Inara: So. Would you like to lecture me on the wickedness of my ways? Book: I brought you some supper, but if you'd prefer a lecture, I've a few very catchy ones prepped. Sin and hellfire... one has lepers.

'Serenity'


Literary Buffistas 3: Don't Parse the Blurb, Dear.

There's more to life than watching Buffy the Vampire Slayer! No. Really, there is! Honestly! Here's a place for Buffistas to come and discuss what it is they're reading, their favorite authors and poets. "Geez. Crack a book sometime."


Toddson - Dec 20, 2011 5:02:50 am PST #17056 of 28287
Friends don't let friends read "Atlas Shrugged"

And, as the first episode of "Due South" reminded us, there's pemmican (meat, fat and, I believe, berries). um, yum?


DavidS - Dec 20, 2011 5:06:44 am PST #17057 of 28287
"Look, son, if it's good enough for Shirley Bassey, it's good enough for you."

Good one, Todd. Pemmican is definitely travel food in narratives set in the frontier.
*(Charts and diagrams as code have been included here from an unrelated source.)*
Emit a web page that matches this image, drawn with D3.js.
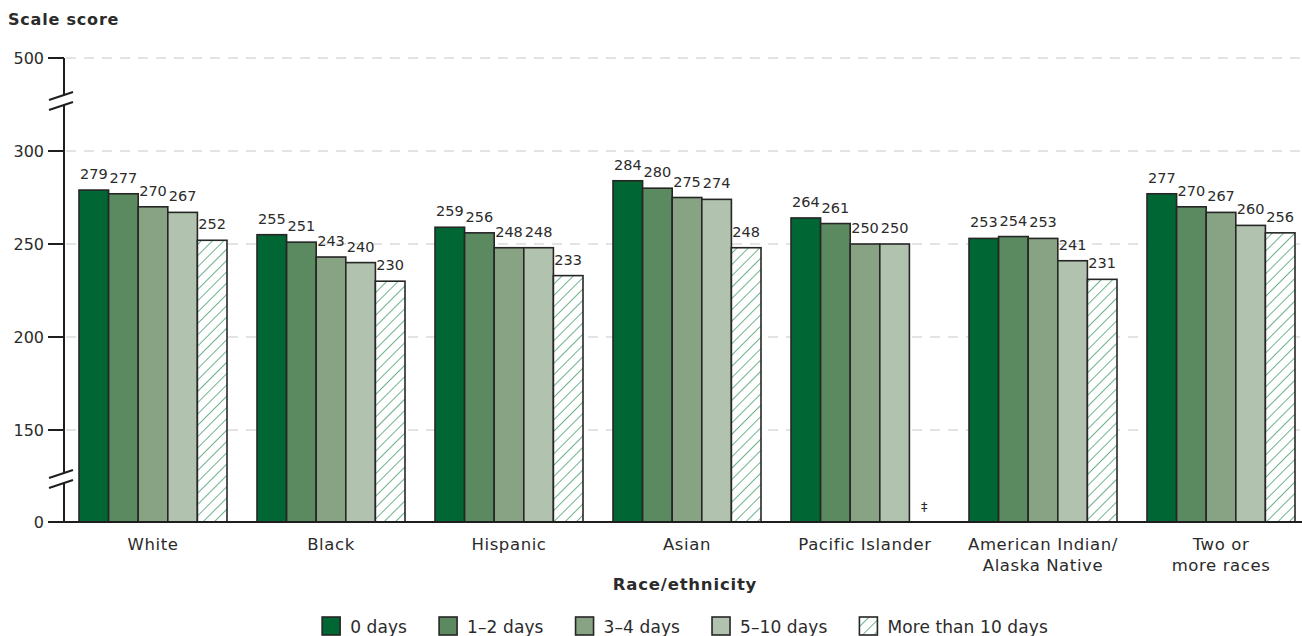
<!DOCTYPE html>
<html><head><meta charset="utf-8">
<script src="https://cdn.jsdelivr.net/npm/d3@7"></script>
<style>body{margin:0;background:#fff}svg{display:block}text{font-family:"DejaVu Sans",sans-serif;fill:#2b2b2b}</style>
</head><body><svg id="c" width="1302" height="636"></svg>
<script>
const categories = ["White","Black","Hispanic","Asian","Pacific Islander","American Indian/\nAlaska Native","Two or\nmore races"];
const seriesNames = ["0 days","1–2 days","3–4 days","5–10 days","More than 10 days"];
const days0 = [279,255,259,284,264,253,277];
const days1to2 = [277,251,256,280,261,254,270];
const days3to4 = [270,243,248,275,250,253,267];
const days5to10 = [267,240,248,274,250,241,260];
const daysOver10 = [252,230,233,248,null,231,256];
const yTicks = [0,150,200,250,300,500];
const gridTicks = [150,200,250,300,500];
const colors = ["#006633","#5b8a60","#87a383","#b1c3ae","url(#hatch)"];

const series = [days0,days1to2,days3to4,days5to10,daysOver10];
const svg = d3.select("#c");
const defs = svg.append("defs");
const pat = defs.append("pattern").attr("id","hatch").attr("patternUnits","userSpaceOnUse")
  .attr("width",8).attr("height",8).attr("patternTransform","rotate(45)");
pat.append("rect").attr("width",8).attr("height",8).attr("fill","#fff");
pat.append("line").attr("x1",0).attr("y1",0).attr("x2",0).attr("y2",8).attr("stroke","#1f8a4c").attr("stroke-width",1.3);

const y = d3.scaleLinear().domain([0,150,300,500]).range([522,430,151,58]);
const x0 = d3.scaleBand().domain(categories).range([64,1310]).paddingInner(30/178).paddingOuter(15/178);
const x1 = d3.scaleBand().domain(d3.range(5)).range([0,x0.bandwidth()]);

// gridlines
svg.append("g").selectAll("line").data(gridTicks).join("line")
  .attr("x1",66).attr("x2",1302).attr("y1",d=>y(d)).attr("y2",d=>y(d))
  .attr("stroke","#c8c8c8").attr("stroke-width",1).attr("stroke-dasharray","10,8");

// bars
const g = svg.append("g");
categories.forEach((c,ci)=>{
  series.forEach((s,si)=>{
    const v = s[ci];
    const bx = x0(c)+x1(si);
    if(v==null){
      g.append("text").attr("x",bx+x1.bandwidth()/2).attr("y",511).attr("text-anchor","middle")
        .attr("font-size",13).text("‡");
      return;
    }
    g.append("rect").attr("x",bx).attr("y",y(v)).attr("width",x1.bandwidth()).attr("height",y(0)-y(v))
      .attr("fill",colors[si]).attr("stroke","#262626").attr("stroke-width",1.6);
    g.append("text").attr("x",bx+x1.bandwidth()/2).attr("y",y(v)-11).attr("text-anchor","middle")
      .attr("font-size",14.5).text(v);
  });
});

// y axis
const ax = svg.append("g");
ax.append("line").attr("x1",64).attr("x2",64).attr("y1",y(500)).attr("y2",y(0)).attr("stroke","#1e1e1e").attr("stroke-width",2);
ax.selectAll(".t").data(yTicks).join("line").attr("x1",48).attr("x2",64).attr("y1",d=>y(d)).attr("y2",d=>y(d)).attr("stroke","#1e1e1e").attr("stroke-width",2);
ax.selectAll(".l").data(yTicks).join("text").attr("x",44).attr("y",d=>y(d)+6).attr("text-anchor","end").attr("font-size",16).text(d=>d);
// breaks
[98,476].forEach(cy=>{
  ax.append("path").attr("d",`M49,${cy+2} L73,${cy-6} L73,${cy+4} L49,${cy+12}Z`).attr("fill","#fff");
  ax.append("line").attr("x1",49).attr("y1",cy+2).attr("x2",73).attr("y2",cy-6).attr("stroke","#1e1e1e").attr("stroke-width",2);
  ax.append("line").attr("x1",49).attr("y1",cy+12).attr("x2",73).attr("y2",cy+4).attr("stroke","#1e1e1e").attr("stroke-width",2);
});
// x baseline
svg.append("line").attr("x1",63).attr("x2",1302).attr("y1",y(0)).attr("y2",y(0)).attr("stroke","#1e1e1e").attr("stroke-width",2);

// category labels
categories.forEach(c=>{
  const lines = c.split("\n");
  const cx = x0(c)+x0.bandwidth()/2;
  const t = svg.append("text").attr("x",cx).attr("y",550).attr("text-anchor","middle").attr("font-size",16.5).attr("letter-spacing",0.6);
  lines.forEach((l,i)=>t.append("tspan").attr("x",cx).attr("dy",i?21:0).text(l));
});

svg.append("text").attr("x",8).attr("y",25).attr("font-size",16).attr("font-weight","bold").attr("letter-spacing",0.8).text("Scale score");
svg.append("text").attr("x",685).attr("y",590).attr("text-anchor","middle").attr("font-size",16.5).attr("font-weight","bold").attr("letter-spacing",0.8).text("Race/ethnicity");

// legend
const lg = svg.append("g");
let lx = 0;
seriesNames.forEach((n,i)=>{
  const it = lg.append("g").attr("transform",`translate(${lx},0)`);
  it.append("rect").attr("x",0).attr("y",-9).attr("width",18).attr("height",18).attr("fill",colors[i]).attr("stroke","#262626").attr("stroke-width",1.6);
  const t = it.append("text").attr("x",28).attr("y",6.5).attr("font-size",17).attr("letter-spacing",0.1).text(n);
  lx += 28 + t.node().getComputedTextLength() + 32;
});
const lw = lx - 32;
lg.attr("transform",`translate(${685-lw/2},626)`);
</script></body></html>
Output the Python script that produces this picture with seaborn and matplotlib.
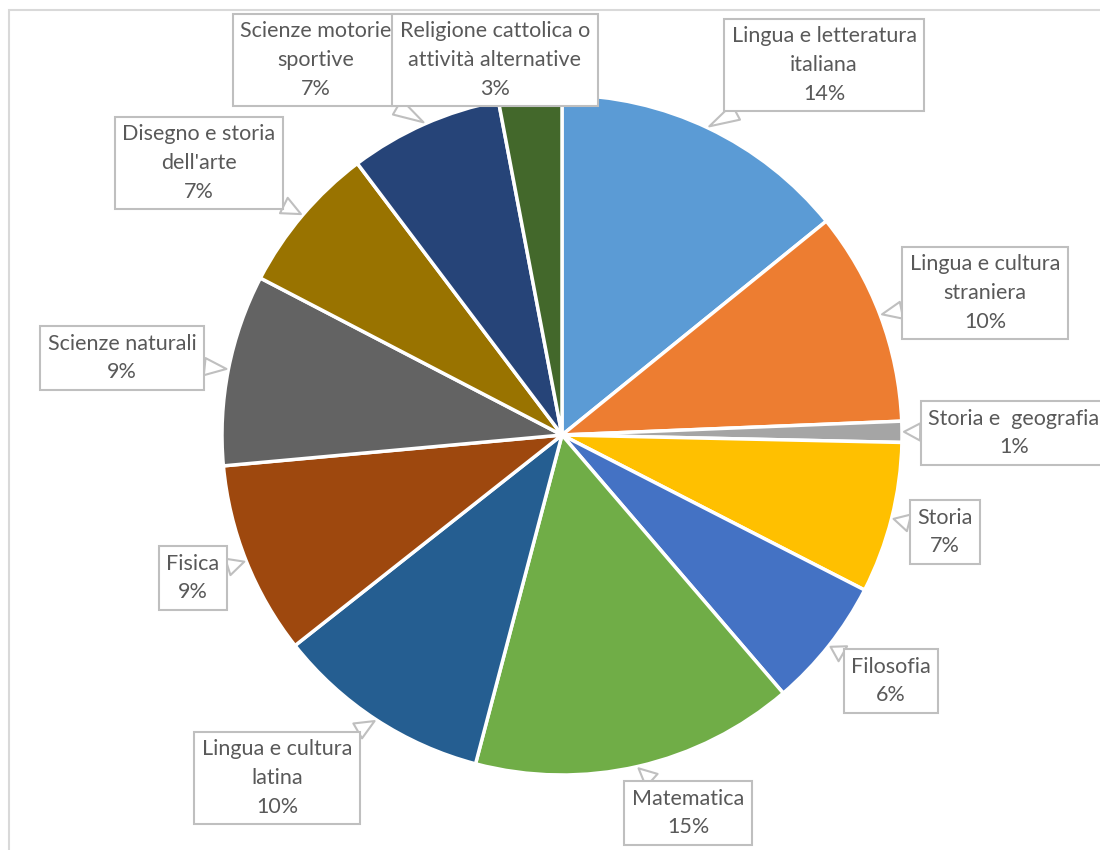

I always wanted to try some. Yeah, it involved berries.


Consuela - Dec 20, 2011 6:29:41 am PST #17058 of 28287
We are Buffistas. This isn't our first apocalypse. -- Pix

One of the key foods for sailors in the Age of Sail was salted meat: it's one of the reasons the Portuguese became so powerful, because they cornered the cod fisheries in the North Atlantic, and cod salts up really well.

The enormous reliance on salt cod and salt pork and whatever gave rise to scurvy, hence the use of limes, and hence the term "limey" to refer to a British sailor.


P.M. Marc - Dec 20, 2011 7:53:03 am PST #17059 of 28287
So come, my friends, be not afraid/We are so lightly here/It is in love that we are made; In love we disappear

For reasons that I have yet to figure, we always had pilot bread (hardtack) in the house as a kid.

So I'd eat it while pretending to be on a ship, or otherwise adventuring.


juliana - Dec 20, 2011 8:24:24 am PST #17060 of 28287
I’d be lying if I didn’t say that I miss them all tonight…

Pemmican is actually pretty tasty, IMHO. I mean, I wouldn't want to live off of it, but I would snack on it now and again as a kid.


DavidS - Dec 20, 2011 8:30:53 am PST #17061 of 28287
"Look, son, if it's good enough for Shirley Bassey, it's good enough for you."

For reasons that I have yet to figure, we always had pilot bread (hardtack) in the house as a kid.

Yeah, it's big in Canada (esp. Newfoundland) and Alaska. Apparently you need it for some Canadian meal called "fish and brewis" which also requires something called "scrunchions."


Toddson - Dec 20, 2011 8:33:58 am PST #17062 of 28287
Friends don't let friends read "Atlas Shrugged"

Scrunchions - is that what they make scrunchies out of?


Jesse - Dec 20, 2011 8:43:07 am PST #17063 of 28287
Sometimes I trip on how happy we could be.

Now I want bacalhau.


DavidS - Dec 20, 2011 8:47:11 am PST #17064 of 28287
"Look, son, if it's good enough for Shirley Bassey, it's good enough for you."

Scrunchions - is that what they make scrunchies out of?

Yes! If you make your scrunchies out of fried bits of salt pork.


DavidS - Dec 20, 2011 8:48:03 am PST #17065 of 28287
"Look, son, if it's good enough for Shirley Bassey, it's good enough for you."

Now I want bacalhau.

It's traditional for Christmas and does use salt cod.